**Data lines:**
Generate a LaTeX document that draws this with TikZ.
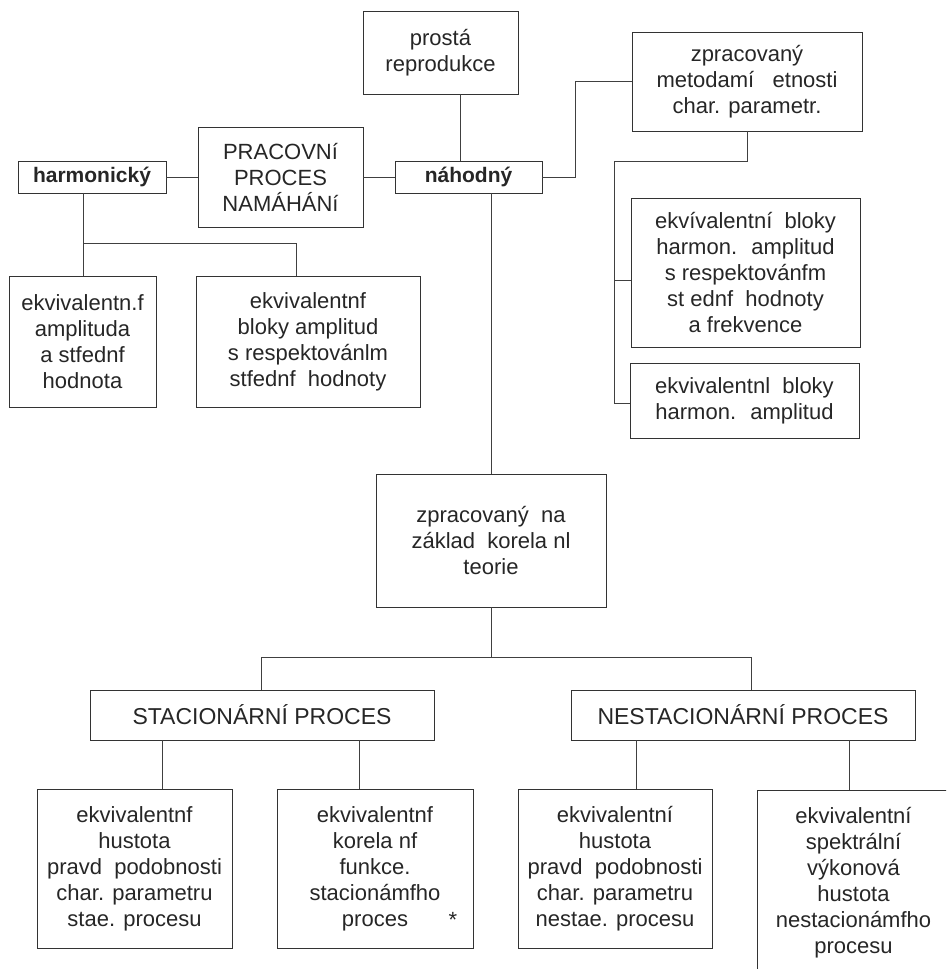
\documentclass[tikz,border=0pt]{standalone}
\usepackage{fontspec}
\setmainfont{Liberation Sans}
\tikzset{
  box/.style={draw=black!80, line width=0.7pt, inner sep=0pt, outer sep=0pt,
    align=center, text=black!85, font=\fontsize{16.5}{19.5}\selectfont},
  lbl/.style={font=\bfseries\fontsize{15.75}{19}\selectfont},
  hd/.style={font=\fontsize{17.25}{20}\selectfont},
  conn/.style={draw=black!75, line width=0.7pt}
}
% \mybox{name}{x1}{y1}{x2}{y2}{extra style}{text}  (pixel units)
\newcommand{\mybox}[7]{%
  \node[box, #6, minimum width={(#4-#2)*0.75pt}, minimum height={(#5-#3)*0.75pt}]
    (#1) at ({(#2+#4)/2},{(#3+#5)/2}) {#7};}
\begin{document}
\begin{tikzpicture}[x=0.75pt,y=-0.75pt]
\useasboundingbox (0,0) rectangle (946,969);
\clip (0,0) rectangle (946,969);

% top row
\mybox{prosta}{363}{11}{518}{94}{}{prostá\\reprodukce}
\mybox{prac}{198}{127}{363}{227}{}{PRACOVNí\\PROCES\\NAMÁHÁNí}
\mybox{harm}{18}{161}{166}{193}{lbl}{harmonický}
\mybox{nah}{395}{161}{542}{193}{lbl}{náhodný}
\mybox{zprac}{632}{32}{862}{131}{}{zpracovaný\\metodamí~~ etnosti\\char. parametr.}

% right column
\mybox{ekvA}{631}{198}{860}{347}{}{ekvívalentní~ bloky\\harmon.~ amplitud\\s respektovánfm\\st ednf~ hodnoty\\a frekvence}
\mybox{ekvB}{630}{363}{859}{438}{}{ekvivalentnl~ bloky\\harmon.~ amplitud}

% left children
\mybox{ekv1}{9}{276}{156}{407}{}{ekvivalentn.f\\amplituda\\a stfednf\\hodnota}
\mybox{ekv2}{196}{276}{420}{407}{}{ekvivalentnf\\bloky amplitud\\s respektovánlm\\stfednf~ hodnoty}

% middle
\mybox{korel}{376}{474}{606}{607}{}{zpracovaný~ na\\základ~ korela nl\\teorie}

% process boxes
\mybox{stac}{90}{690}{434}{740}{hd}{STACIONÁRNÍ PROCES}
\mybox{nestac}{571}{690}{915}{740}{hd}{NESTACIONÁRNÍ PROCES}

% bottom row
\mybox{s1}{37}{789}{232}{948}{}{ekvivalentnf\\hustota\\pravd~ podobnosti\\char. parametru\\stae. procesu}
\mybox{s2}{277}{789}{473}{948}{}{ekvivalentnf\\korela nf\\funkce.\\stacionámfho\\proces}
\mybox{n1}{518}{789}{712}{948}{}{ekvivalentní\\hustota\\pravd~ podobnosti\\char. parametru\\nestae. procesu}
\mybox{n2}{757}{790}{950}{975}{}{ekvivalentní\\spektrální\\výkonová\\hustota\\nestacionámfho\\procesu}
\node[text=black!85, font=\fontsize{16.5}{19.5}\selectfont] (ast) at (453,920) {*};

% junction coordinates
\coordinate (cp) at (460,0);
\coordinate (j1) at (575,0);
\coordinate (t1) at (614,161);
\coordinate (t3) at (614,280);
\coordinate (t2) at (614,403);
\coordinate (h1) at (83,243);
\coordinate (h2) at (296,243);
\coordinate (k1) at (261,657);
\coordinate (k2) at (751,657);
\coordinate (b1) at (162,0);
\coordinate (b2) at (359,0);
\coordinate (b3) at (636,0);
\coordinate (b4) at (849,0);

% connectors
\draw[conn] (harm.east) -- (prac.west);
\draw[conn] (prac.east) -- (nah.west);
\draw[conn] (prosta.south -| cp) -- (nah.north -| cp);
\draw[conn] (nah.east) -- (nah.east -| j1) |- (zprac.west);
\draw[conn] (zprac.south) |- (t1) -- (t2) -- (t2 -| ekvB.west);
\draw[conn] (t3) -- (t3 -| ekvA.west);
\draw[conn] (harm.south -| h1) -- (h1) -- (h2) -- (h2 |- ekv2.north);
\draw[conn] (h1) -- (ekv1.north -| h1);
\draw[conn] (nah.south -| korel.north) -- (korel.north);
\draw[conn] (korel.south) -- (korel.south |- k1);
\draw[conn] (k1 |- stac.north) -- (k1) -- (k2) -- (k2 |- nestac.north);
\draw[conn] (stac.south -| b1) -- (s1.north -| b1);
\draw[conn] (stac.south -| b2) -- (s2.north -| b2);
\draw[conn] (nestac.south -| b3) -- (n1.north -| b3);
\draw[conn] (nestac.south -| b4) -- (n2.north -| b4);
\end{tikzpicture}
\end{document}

**Prompt:** Ignore the images and quote every line of the listing exactly.

**Reply to the task:**
Generate a LaTeX document that draws this with TikZ.
\documentclass[tikz,border=0pt]{standalone}
\usepackage{fontspec}
\setmainfont{Liberation Sans}
\tikzset{
  box/.style={draw=black!80, line width=0.7pt, inner sep=0pt, outer sep=0pt,
    align=center, text=black!85, font=\fontsize{16.5}{19.5}\selectfont},
  lbl/.style={font=\bfseries\fontsize{15.75}{19}\selectfont},
  hd/.style={font=\fontsize{17.25}{20}\selectfont},
  conn/.style={draw=black!75, line width=0.7pt}
}
% \mybox{name}{x1}{y1}{x2}{y2}{extra style}{text}  (pixel units)
\newcommand{\mybox}[7]{%
  \node[box, #6, minimum width={(#4-#2)*0.75pt}, minimum height={(#5-#3)*0.75pt}]
    (#1) at ({(#2+#4)/2},{(#3+#5)/2}) {#7};}
\begin{document}
\begin{tikzpicture}[x=0.75pt,y=-0.75pt]
\useasboundingbox (0,0) rectangle (946,969);
\clip (0,0) rectangle (946,969);

% top row
\mybox{prosta}{363}{11}{518}{94}{}{prostá\\reprodukce}
\mybox{prac}{198}{127}{363}{227}{}{PRACOVNí\\PROCES\\NAMÁHÁNí}
\mybox{harm}{18}{161}{166}{193}{lbl}{harmonický}
\mybox{nah}{395}{161}{542}{193}{lbl}{náhodný}
\mybox{zprac}{632}{32}{862}{131}{}{zpracovaný\\metodamí~~ etnosti\\char. parametr.}

% right column
\mybox{ekvA}{631}{198}{860}{347}{}{ekvívalentní~ bloky\\harmon.~ amplitud\\s respektovánfm\\st ednf~ hodnoty\\a frekvence}
\mybox{ekvB}{630}{363}{859}{438}{}{ekvivalentnl~ bloky\\harmon.~ amplitud}

% left children
\mybox{ekv1}{9}{276}{156}{407}{}{ekvivalentn.f\\amplituda\\a stfednf\\hodnota}
\mybox{ekv2}{196}{276}{420}{407}{}{ekvivalentnf\\bloky amplitud\\s respektovánlm\\stfednf~ hodnoty}

% middle
\mybox{korel}{376}{474}{606}{607}{}{zpracovaný~ na\\základ~ korela nl\\teorie}

% process boxes
\mybox{stac}{90}{690}{434}{740}{hd}{STACIONÁRNÍ PROCES}
\mybox{nestac}{571}{690}{915}{740}{hd}{NESTACIONÁRNÍ PROCES}

% bottom row
\mybox{s1}{37}{789}{232}{948}{}{ekvivalentnf\\hustota\\pravd~ podobnosti\\char. parametru\\stae. procesu}
\mybox{s2}{277}{789}{473}{948}{}{ekvivalentnf\\korela nf\\funkce.\\stacionámfho\\proces}
\mybox{n1}{518}{789}{712}{948}{}{ekvivalentní\\hustota\\pravd~ podobnosti\\char. parametru\\nestae. procesu}
\mybox{n2}{757}{790}{950}{975}{}{ekvivalentní\\spektrální\\výkonová\\hustota\\nestacionámfho\\procesu}
\node[text=black!85, font=\fontsize{16.5}{19.5}\selectfont] (ast) at (453,920) {*};

% junction coordinates
\coordinate (cp) at (460,0);
\coordinate (j1) at (575,0);
\coordinate (t1) at (614,161);
\coordinate (t3) at (614,280);
\coordinate (t2) at (614,403);
\coordinate (h1) at (83,243);
\coordinate (h2) at (296,243);
\coordinate (k1) at (261,657);
\coordinate (k2) at (751,657);
\coordinate (b1) at (162,0);
\coordinate (b2) at (359,0);
\coordinate (b3) at (636,0);
\coordinate (b4) at (849,0);

% connectors
\draw[conn] (harm.east) -- (prac.west);
\draw[conn] (prac.east) -- (nah.west);
\draw[conn] (prosta.south -| cp) -- (nah.north -| cp);
\draw[conn] (nah.east) -- (nah.east -| j1) |- (zprac.west);
\draw[conn] (zprac.south) |- (t1) -- (t2) -- (t2 -| ekvB.west);
\draw[conn] (t3) -- (t3 -| ekvA.west);
\draw[conn] (harm.south -| h1) -- (h1) -- (h2) -- (h2 |- ekv2.north);
\draw[conn] (h1) -- (ekv1.north -| h1);
\draw[conn] (nah.south -| korel.north) -- (korel.north);
\draw[conn] (korel.south) -- (korel.south |- k1);
\draw[conn] (k1 |- stac.north) -- (k1) -- (k2) -- (k2 |- nestac.north);
\draw[conn] (stac.south -| b1) -- (s1.north -| b1);
\draw[conn] (stac.south -| b2) -- (s2.north -| b2);
\draw[conn] (nestac.south -| b3) -- (n1.north -| b3);
\draw[conn] (nestac.south -| b4) -- (n2.north -| b4);
\end{tikzpicture}
\end{document}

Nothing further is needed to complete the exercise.